- Aim -
Copy out the listing that follows, exactly, without its pictures.

- Information provided -
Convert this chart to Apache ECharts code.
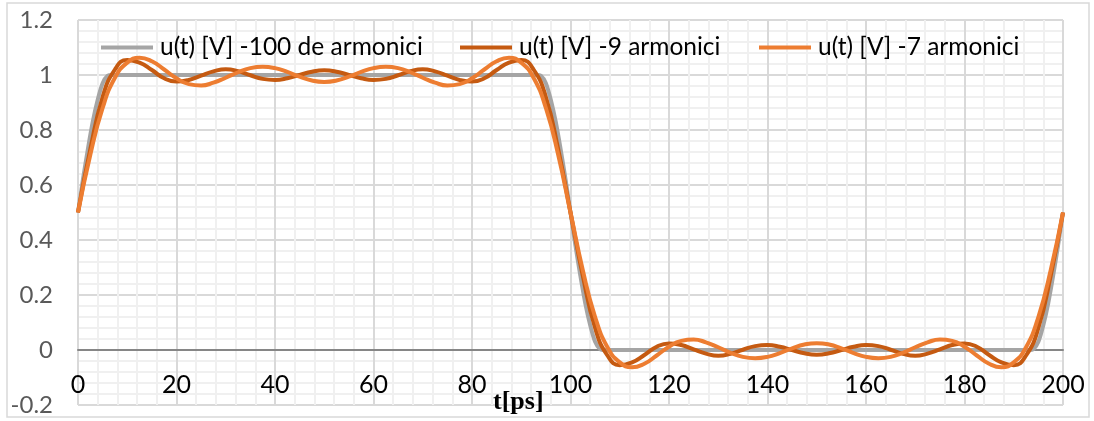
<!DOCTYPE html>
<html>
<head>
<meta charset="utf-8">
<script src="https://cdn.jsdelivr.net/npm/echarts@6/dist/echarts.min.js"></script>
<style>
  html, body { margin: 0; padding: 0; background: #fff; }
  #chart { width: 1094px; height: 421px; }
</style>
</head>
<body>
<div id="chart"></div>
<script>
// time samples [ps] for the 9 and 7 harmonic curves
var tPs = [0, 2.5, 5, 7.5, 10, 12.5, 15, 17.5, 20, 22.5, 25, 27.5, 30, 32.5, 35, 37.5, 40, 42.5, 45, 47.5,
  50, 52.5, 55, 57.5, 60, 62.5, 65, 67.5, 70, 72.5, 75, 77.5, 80, 82.5, 85, 87.5, 90, 92.5, 95, 97.5,
  100, 102.5, 105, 107.5, 110, 112.5, 115, 117.5, 120, 122.5, 125, 127.5, 130, 132.5, 135, 137.5, 140, 142.5, 145, 147.5,
  150, 152.5, 155, 157.5, 160, 162.5, 165, 167.5, 170, 172.5, 175, 177.5, 180, 182.5, 185, 187.5, 190, 192.5, 195, 197.5, 200];

// u(t) [V] - 9 armonici
var u9 = [0.5, 0.73, 0.92, 1.02, 1.055, 1.045, 1.018, 0.988, 0.976, 0.982, 0.998, 1.013, 1.021, 1.014, 0.999, 0.986, 0.982, 0.988, 1.0, 1.012,
  1.017, 1.012, 1.0, 0.988, 0.982, 0.986, 0.999, 1.014, 1.021, 1.013, 0.998, 0.982, 0.976, 0.988, 1.018, 1.045, 1.055, 1.02, 0.92, 0.73,
  0.5, 0.27, 0.08, -0.02, -0.055, -0.045, -0.018, 0.012, 0.024, 0.018, 0.002, -0.013, -0.021, -0.014, 0.001, 0.014, 0.018, 0.012, 0.0, -0.012,
  -0.017, -0.012, 0.0, 0.012, 0.018, 0.014, 0.001, -0.014, -0.021, -0.013, 0.002, 0.018, 0.024, 0.012, -0.018, -0.045, -0.055, -0.02, 0.08, 0.27, 0.5];

// u(t) [V] - 7 armonici
var u7 = [0.5, 0.71, 0.88, 0.99, 1.045, 1.063, 1.05, 1.02, 0.988, 0.967, 0.962, 0.972, 0.99, 1.01, 1.025, 1.03, 1.025, 1.011, 0.994, 0.98,
  0.975, 0.98, 0.994, 1.011, 1.025, 1.03, 1.025, 1.01, 0.99, 0.972, 0.962, 0.967, 0.988, 1.02, 1.05, 1.063, 1.045, 0.99, 0.88, 0.71,
  0.5, 0.29, 0.12, 0.01, -0.045, -0.063, -0.05, -0.02, 0.012, 0.033, 0.038, 0.028, 0.01, -0.01, -0.025, -0.03, -0.025, -0.011, 0.006, 0.02,
  0.025, 0.02, 0.006, -0.011, -0.025, -0.03, -0.025, -0.01, 0.01, 0.028, 0.038, 0.033, 0.012, -0.02, -0.05, -0.063, -0.045, 0.01, 0.12, 0.29, 0.5];

// u(t) [V] - 100 de armonici (almost square)
var tGrey = [0, 1, 2, 3, 4, 5, 6, 7, 93, 94, 95, 96, 97, 98, 99, 100,
  101, 102, 103, 104, 105, 106, 107, 193, 194, 195, 196, 197, 198, 199, 200];
var u100 = [0.5, 0.62, 0.73, 0.83, 0.91, 0.97, 0.997, 1, 1, 0.997, 0.97, 0.91, 0.83, 0.73, 0.62, 0.5,
  0.38, 0.27, 0.17, 0.09, 0.03, 0.003, 0, 0, 0.003, 0.03, 0.09, 0.17, 0.27, 0.38, 0.5];

var names = ['u(t) [V] -100 de armonici', 'u(t) [V] -9 armonici', 'u(t) [V] -7 armonici'];
var colors = ['#A5A5A5', '#C55A11', '#ED7D31'];

function pairs(xs, ys) {
  return xs.map(function (x, i) { return [x, ys[i]]; });
}

var myChart = echarts.init(document.getElementById('chart'));

var font = 'Lato, "Open Sans", sans-serif';

// one legend per item so each icon sits where it does in the picture
function legendAt(i, left) {
  return {
    data: [names[i]],
    left: left,
    top: 30,
    icon: 'rect',
    itemWidth: 52,
    itemHeight: 4,
    textStyle: { fontFamily: font, fontSize: 24.5, color: '#000', padding: [0, 0, 0, 2] }
  };
}

var option = {
  animation: false,
  backgroundColor: '#fff',
  color: colors,
  grid: { left: 78, right: 31, top: 20, bottom: 16, outerBoundsMode: 'none', containLabel: false },
  legend: [legendAt(0, 96), legendAt(1, 455), legendAt(2, 754)],
  xAxis: {
    type: 'value',
    min: 0,
    max: 200,
    interval: 20,
    axisLine: { onZero: true, lineStyle: { color: '#868686', width: 2 } },
    axisTick: { show: false },
    axisLabel: { margin: -33, fontFamily: font, fontSize: 25, color: '#000' },
    splitLine: { show: true, lineStyle: { color: '#d9d9d9', width: 2 } },
    minorTick: { show: false, splitNumber: 5 },
    minorSplitLine: { show: true, lineStyle: { color: '#f0f0f0', width: 2 } }
  },
  yAxis: {
    type: 'value',
    min: -0.2,
    max: 1.2,
    interval: 0.2,
    axisLine: { show: false },
    axisTick: { show: false },
    axisLabel: { margin: 25, fontFamily: font, fontSize: 24, color: '#595959' },
    splitLine: { show: true, lineStyle: { color: '#d9d9d9', width: 2 } },
    minorTick: { show: false, splitNumber: 5 },
    minorSplitLine: { show: true, lineStyle: { color: '#f0f0f0', width: 2 } }
  },
  graphic: [
    {
      type: 'rect',
      shape: { x: 7, y: 3, width: 1082, height: 414 },
      style: { fill: 'none', stroke: '#d9d9d9', lineWidth: 1.5 },
      silent: true
    },
    {
      type: 'text',
      x: 493,
      y: 389,
      z: 100,
      style: { text: 't[ps]', font: 'bold 26px "Liberation Serif", serif', fill: '#000', verticalAlign: 'top' }
    }
  ],
  series: [
    {
      name: names[0],
      type: 'line',
      data: pairs(tGrey, u100),
      showSymbol: false,
      smooth: 0.2,
      lineStyle: { width: 4, color: colors[0] }
    },
    {
      name: names[1],
      type: 'line',
      data: pairs(tPs, u9),
      showSymbol: false,
      smooth: true,
      lineStyle: { width: 4, color: colors[1] }
    },
    {
      name: names[2],
      type: 'line',
      data: pairs(tPs, u7),
      showSymbol: false,
      smooth: true,
      lineStyle: { width: 4, color: colors[2] }
    }
  ]
};

myChart.setOption(option);
</script>
</body>
</html>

- Task response -
Convert this chart to Apache ECharts code.
<!DOCTYPE html>
<html>
<head>
<meta charset="utf-8">
<script src="https://cdn.jsdelivr.net/npm/echarts@6/dist/echarts.min.js"></script>
<style>
  html, body { margin: 0; padding: 0; background: #fff; }
  #chart { width: 1094px; height: 421px; }
</style>
</head>
<body>
<div id="chart"></div>
<script>
// time samples [ps] for the 9 and 7 harmonic curves
var tPs = [0, 2.5, 5, 7.5, 10, 12.5, 15, 17.5, 20, 22.5, 25, 27.5, 30, 32.5, 35, 37.5, 40, 42.5, 45, 47.5,
  50, 52.5, 55, 57.5, 60, 62.5, 65, 67.5, 70, 72.5, 75, 77.5, 80, 82.5, 85, 87.5, 90, 92.5, 95, 97.5,
  100, 102.5, 105, 107.5, 110, 112.5, 115, 117.5, 120, 122.5, 125, 127.5, 130, 132.5, 135, 137.5, 140, 142.5, 145, 147.5,
  150, 152.5, 155, 157.5, 160, 162.5, 165, 167.5, 170, 172.5, 175, 177.5, 180, 182.5, 185, 187.5, 190, 192.5, 195, 197.5, 200];

// u(t) [V] - 9 armonici
var u9 = [0.5, 0.73, 0.92, 1.02, 1.055, 1.045, 1.018, 0.988, 0.976, 0.982, 0.998, 1.013, 1.021, 1.014, 0.999, 0.986, 0.982, 0.988, 1.0, 1.012,
  1.017, 1.012, 1.0, 0.988, 0.982, 0.986, 0.999, 1.014, 1.021, 1.013, 0.998, 0.982, 0.976, 0.988, 1.018, 1.045, 1.055, 1.02, 0.92, 0.73,
  0.5, 0.27, 0.08, -0.02, -0.055, -0.045, -0.018, 0.012, 0.024, 0.018, 0.002, -0.013, -0.021, -0.014, 0.001, 0.014, 0.018, 0.012, 0.0, -0.012,
  -0.017, -0.012, 0.0, 0.012, 0.018, 0.014, 0.001, -0.014, -0.021, -0.013, 0.002, 0.018, 0.024, 0.012, -0.018, -0.045, -0.055, -0.02, 0.08, 0.27, 0.5];

// u(t) [V] - 7 armonici
var u7 = [0.5, 0.71, 0.88, 0.99, 1.045, 1.063, 1.05, 1.02, 0.988, 0.967, 0.962, 0.972, 0.99, 1.01, 1.025, 1.03, 1.025, 1.011, 0.994, 0.98,
  0.975, 0.98, 0.994, 1.011, 1.025, 1.03, 1.025, 1.01, 0.99, 0.972, 0.962, 0.967, 0.988, 1.02, 1.05, 1.063, 1.045, 0.99, 0.88, 0.71,
  0.5, 0.29, 0.12, 0.01, -0.045, -0.063, -0.05, -0.02, 0.012, 0.033, 0.038, 0.028, 0.01, -0.01, -0.025, -0.03, -0.025, -0.011, 0.006, 0.02,
  0.025, 0.02, 0.006, -0.011, -0.025, -0.03, -0.025, -0.01, 0.01, 0.028, 0.038, 0.033, 0.012, -0.02, -0.05, -0.063, -0.045, 0.01, 0.12, 0.29, 0.5];

// u(t) [V] - 100 de armonici (almost square)
var tGrey = [0, 1, 2, 3, 4, 5, 6, 7, 93, 94, 95, 96, 97, 98, 99, 100,
  101, 102, 103, 104, 105, 106, 107, 193, 194, 195, 196, 197, 198, 199, 200];
var u100 = [0.5, 0.62, 0.73, 0.83, 0.91, 0.97, 0.997, 1, 1, 0.997, 0.97, 0.91, 0.83, 0.73, 0.62, 0.5,
  0.38, 0.27, 0.17, 0.09, 0.03, 0.003, 0, 0, 0.003, 0.03, 0.09, 0.17, 0.27, 0.38, 0.5];

var names = ['u(t) [V] -100 de armonici', 'u(t) [V] -9 armonici', 'u(t) [V] -7 armonici'];
var colors = ['#A5A5A5', '#C55A11', '#ED7D31'];

function pairs(xs, ys) {
  return xs.map(function (x, i) { return [x, ys[i]]; });
}

var myChart = echarts.init(document.getElementById('chart'));

var font = 'Lato, "Open Sans", sans-serif';

// one legend per item so each icon sits where it does in the picture
function legendAt(i, left) {
  return {
    data: [names[i]],
    left: left,
    top: 30,
    icon: 'rect',
    itemWidth: 52,
    itemHeight: 4,
    textStyle: { fontFamily: font, fontSize: 24.5, color: '#000', padding: [0, 0, 0, 2] }
  };
}

var option = {
  animation: false,
  backgroundColor: '#fff',
  color: colors,
  grid: { left: 78, right: 31, top: 20, bottom: 16, outerBoundsMode: 'none', containLabel: false },
  legend: [legendAt(0, 96), legendAt(1, 455), legendAt(2, 754)],
  xAxis: {
    type: 'value',
    min: 0,
    max: 200,
    interval: 20,
    axisLine: { onZero: true, lineStyle: { color: '#868686', width: 2 } },
    axisTick: { show: false },
    axisLabel: { margin: -33, fontFamily: font, fontSize: 25, color: '#000' },
    splitLine: { show: true, lineStyle: { color: '#d9d9d9', width: 2 } },
    minorTick: { show: false, splitNumber: 5 },
    minorSplitLine: { show: true, lineStyle: { color: '#f0f0f0', width: 2 } }
  },
  yAxis: {
    type: 'value',
    min: -0.2,
    max: 1.2,
    interval: 0.2,
    axisLine: { show: false },
    axisTick: { show: false },
    axisLabel: { margin: 25, fontFamily: font, fontSize: 24, color: '#595959' },
    splitLine: { show: true, lineStyle: { color: '#d9d9d9', width: 2 } },
    minorTick: { show: false, splitNumber: 5 },
    minorSplitLine: { show: true, lineStyle: { color: '#f0f0f0', width: 2 } }
  },
  graphic: [
    {
      type: 'rect',
      shape: { x: 7, y: 3, width: 1082, height: 414 },
      style: { fill: 'none', stroke: '#d9d9d9', lineWidth: 1.5 },
      silent: true
    },
    {
      type: 'text',
      x: 493,
      y: 389,
      z: 100,
      style: { text: 't[ps]', font: 'bold 26px "Liberation Serif", serif', fill: '#000', verticalAlign: 'top' }
    }
  ],
  series: [
    {
      name: names[0],
      type: 'line',
      data: pairs(tGrey, u100),
      showSymbol: false,
      smooth: 0.2,
      lineStyle: { width: 4, color: colors[0] }
    },
    {
      name: names[1],
      type: 'line',
      data: pairs(tPs, u9),
      showSymbol: false,
      smooth: true,
      lineStyle: { width: 4, color: colors[1] }
    },
    {
      name: names[2],
      type: 'line',
      data: pairs(tPs, u7),
      showSymbol: false,
      smooth: true,
      lineStyle: { width: 4, color: colors[2] }
    }
  ]
};

myChart.setOption(option);
</script>
</body>
</html>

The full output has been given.